### DIRECTIONS FOR THIS TASK:
Within the listing below, locate all lines containing the word "diagram". Copy each one.

# RECORD EXCERPTS start

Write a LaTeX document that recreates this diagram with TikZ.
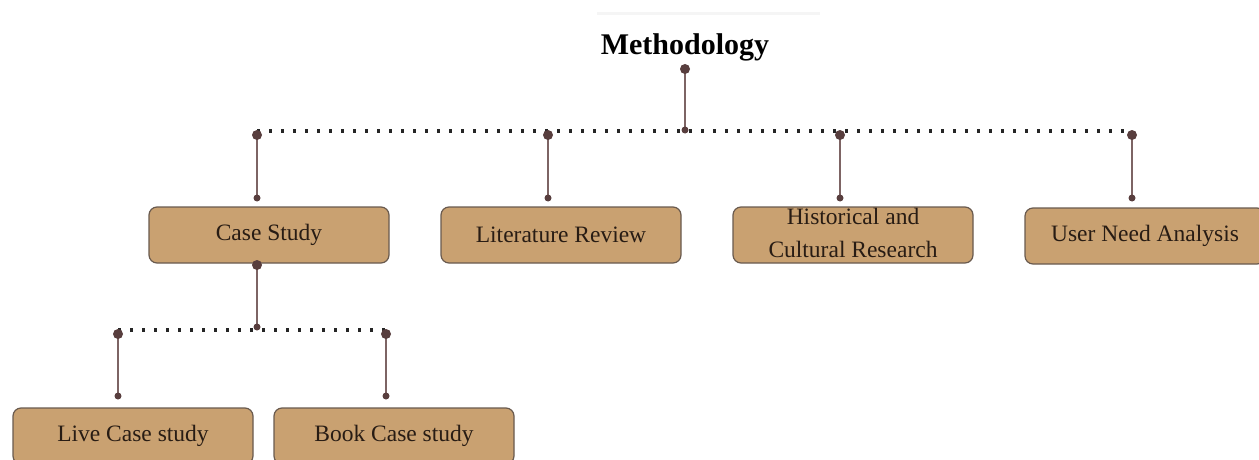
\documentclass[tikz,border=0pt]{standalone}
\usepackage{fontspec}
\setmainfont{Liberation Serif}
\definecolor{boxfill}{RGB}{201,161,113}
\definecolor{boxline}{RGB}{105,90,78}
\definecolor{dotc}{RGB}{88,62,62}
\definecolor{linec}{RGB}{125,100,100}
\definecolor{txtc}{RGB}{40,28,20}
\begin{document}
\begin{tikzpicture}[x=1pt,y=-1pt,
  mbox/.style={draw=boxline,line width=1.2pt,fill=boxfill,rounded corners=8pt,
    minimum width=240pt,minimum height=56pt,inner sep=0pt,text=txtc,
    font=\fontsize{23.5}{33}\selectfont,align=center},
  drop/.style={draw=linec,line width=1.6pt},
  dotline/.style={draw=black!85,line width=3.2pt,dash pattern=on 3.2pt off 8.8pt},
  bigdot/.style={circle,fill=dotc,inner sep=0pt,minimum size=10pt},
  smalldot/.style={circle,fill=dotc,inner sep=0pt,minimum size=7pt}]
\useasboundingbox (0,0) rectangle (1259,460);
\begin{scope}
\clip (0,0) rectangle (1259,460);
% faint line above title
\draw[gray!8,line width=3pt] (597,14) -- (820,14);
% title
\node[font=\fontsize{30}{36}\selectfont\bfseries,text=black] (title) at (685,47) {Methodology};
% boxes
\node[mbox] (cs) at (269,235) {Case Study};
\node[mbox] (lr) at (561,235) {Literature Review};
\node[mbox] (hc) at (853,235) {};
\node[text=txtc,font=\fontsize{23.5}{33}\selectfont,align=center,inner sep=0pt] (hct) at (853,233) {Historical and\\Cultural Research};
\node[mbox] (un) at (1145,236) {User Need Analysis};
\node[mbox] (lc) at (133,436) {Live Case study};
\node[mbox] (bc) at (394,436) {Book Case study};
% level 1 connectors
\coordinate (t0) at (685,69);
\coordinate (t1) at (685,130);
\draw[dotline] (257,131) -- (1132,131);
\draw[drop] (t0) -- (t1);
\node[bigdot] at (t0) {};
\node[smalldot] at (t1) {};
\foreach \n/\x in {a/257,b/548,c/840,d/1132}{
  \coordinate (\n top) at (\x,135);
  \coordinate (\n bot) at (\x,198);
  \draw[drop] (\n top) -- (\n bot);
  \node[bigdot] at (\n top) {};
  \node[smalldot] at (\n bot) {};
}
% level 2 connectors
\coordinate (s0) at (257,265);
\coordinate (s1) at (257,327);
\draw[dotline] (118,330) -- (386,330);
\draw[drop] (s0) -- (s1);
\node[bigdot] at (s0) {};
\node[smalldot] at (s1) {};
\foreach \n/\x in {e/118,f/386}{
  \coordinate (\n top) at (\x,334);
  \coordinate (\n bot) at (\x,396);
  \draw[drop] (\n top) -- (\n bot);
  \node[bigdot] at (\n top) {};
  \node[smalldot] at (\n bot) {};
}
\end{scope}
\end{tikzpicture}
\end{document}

# RECORD EXCERPTS end
# RECORD EXCERPTS start

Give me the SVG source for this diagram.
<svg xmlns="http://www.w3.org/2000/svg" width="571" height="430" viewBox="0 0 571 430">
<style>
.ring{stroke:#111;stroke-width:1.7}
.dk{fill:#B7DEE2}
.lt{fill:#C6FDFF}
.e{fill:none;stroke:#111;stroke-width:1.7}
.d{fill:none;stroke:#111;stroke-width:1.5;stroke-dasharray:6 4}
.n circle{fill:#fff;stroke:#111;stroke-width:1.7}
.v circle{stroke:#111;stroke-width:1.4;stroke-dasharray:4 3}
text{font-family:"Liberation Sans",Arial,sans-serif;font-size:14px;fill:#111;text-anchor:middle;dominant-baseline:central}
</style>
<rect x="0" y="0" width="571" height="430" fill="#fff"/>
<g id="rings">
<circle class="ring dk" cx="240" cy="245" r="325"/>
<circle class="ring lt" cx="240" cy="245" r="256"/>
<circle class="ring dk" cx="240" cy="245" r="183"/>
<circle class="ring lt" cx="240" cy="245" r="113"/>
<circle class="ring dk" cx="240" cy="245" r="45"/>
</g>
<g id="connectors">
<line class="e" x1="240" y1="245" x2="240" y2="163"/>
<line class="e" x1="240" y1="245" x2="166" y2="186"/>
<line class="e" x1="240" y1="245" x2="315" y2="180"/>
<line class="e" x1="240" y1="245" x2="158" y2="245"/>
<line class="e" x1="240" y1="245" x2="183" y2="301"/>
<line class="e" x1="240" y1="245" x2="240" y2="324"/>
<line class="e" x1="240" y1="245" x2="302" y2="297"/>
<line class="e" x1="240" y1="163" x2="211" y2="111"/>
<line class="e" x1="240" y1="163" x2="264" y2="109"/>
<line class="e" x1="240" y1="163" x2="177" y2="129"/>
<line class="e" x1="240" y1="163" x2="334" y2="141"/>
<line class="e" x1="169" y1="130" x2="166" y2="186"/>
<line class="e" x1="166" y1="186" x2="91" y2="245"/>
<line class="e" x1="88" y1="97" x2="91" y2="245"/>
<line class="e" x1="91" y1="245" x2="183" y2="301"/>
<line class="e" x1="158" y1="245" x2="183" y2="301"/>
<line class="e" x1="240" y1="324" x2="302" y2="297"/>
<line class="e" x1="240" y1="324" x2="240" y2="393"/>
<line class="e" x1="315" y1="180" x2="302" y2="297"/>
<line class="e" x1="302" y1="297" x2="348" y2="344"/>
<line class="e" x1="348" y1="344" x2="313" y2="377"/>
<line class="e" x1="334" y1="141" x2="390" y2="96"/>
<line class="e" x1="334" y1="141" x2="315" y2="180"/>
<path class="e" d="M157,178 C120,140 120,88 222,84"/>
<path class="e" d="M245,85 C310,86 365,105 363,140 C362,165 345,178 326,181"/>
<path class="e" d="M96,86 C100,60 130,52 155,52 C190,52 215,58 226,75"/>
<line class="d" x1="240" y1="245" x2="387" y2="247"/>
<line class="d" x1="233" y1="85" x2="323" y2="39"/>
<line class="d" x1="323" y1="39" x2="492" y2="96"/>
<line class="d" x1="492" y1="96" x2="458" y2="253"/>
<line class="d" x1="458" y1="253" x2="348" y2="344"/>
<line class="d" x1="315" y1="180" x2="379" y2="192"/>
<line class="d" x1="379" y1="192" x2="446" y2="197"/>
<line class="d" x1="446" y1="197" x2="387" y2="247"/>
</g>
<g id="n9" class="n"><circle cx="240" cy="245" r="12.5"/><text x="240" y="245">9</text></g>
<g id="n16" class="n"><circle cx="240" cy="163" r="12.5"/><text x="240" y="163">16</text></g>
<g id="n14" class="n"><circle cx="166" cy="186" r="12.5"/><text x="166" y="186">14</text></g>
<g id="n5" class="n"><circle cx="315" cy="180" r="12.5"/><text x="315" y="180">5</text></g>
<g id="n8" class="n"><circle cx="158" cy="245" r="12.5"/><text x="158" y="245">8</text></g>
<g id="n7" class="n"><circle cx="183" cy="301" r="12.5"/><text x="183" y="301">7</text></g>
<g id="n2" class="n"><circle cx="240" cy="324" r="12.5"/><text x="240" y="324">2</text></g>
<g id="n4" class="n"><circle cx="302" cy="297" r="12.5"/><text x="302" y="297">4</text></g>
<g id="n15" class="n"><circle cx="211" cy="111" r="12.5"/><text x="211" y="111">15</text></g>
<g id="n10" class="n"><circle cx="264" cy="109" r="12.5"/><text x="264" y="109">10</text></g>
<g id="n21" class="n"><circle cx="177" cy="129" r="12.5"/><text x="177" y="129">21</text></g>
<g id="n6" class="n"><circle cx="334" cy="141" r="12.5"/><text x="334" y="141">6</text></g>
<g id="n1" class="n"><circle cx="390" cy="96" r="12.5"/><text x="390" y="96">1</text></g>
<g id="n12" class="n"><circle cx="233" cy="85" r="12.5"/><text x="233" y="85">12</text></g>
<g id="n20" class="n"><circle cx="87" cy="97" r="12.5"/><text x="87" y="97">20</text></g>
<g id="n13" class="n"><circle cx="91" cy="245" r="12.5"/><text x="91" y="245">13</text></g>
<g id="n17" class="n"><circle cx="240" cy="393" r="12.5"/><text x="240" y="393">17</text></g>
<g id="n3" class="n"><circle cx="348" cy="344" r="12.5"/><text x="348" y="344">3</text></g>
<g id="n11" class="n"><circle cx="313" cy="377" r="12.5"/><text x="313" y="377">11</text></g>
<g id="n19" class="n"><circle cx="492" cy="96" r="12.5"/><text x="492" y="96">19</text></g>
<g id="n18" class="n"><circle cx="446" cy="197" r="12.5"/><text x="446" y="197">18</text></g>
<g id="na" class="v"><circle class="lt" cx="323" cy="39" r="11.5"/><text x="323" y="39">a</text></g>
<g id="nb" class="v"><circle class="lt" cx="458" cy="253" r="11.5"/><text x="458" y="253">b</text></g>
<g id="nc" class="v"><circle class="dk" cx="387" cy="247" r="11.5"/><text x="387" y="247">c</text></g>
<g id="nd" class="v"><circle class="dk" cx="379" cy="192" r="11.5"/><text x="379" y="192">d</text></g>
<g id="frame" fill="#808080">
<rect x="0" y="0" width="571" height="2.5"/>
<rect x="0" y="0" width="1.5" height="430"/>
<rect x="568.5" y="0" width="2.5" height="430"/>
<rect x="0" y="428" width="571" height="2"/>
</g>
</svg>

# RECORD EXCERPTS end

### FULL OUTPUT:
Write a LaTeX document that recreates this diagram with TikZ.
Give me the SVG source for this diagram.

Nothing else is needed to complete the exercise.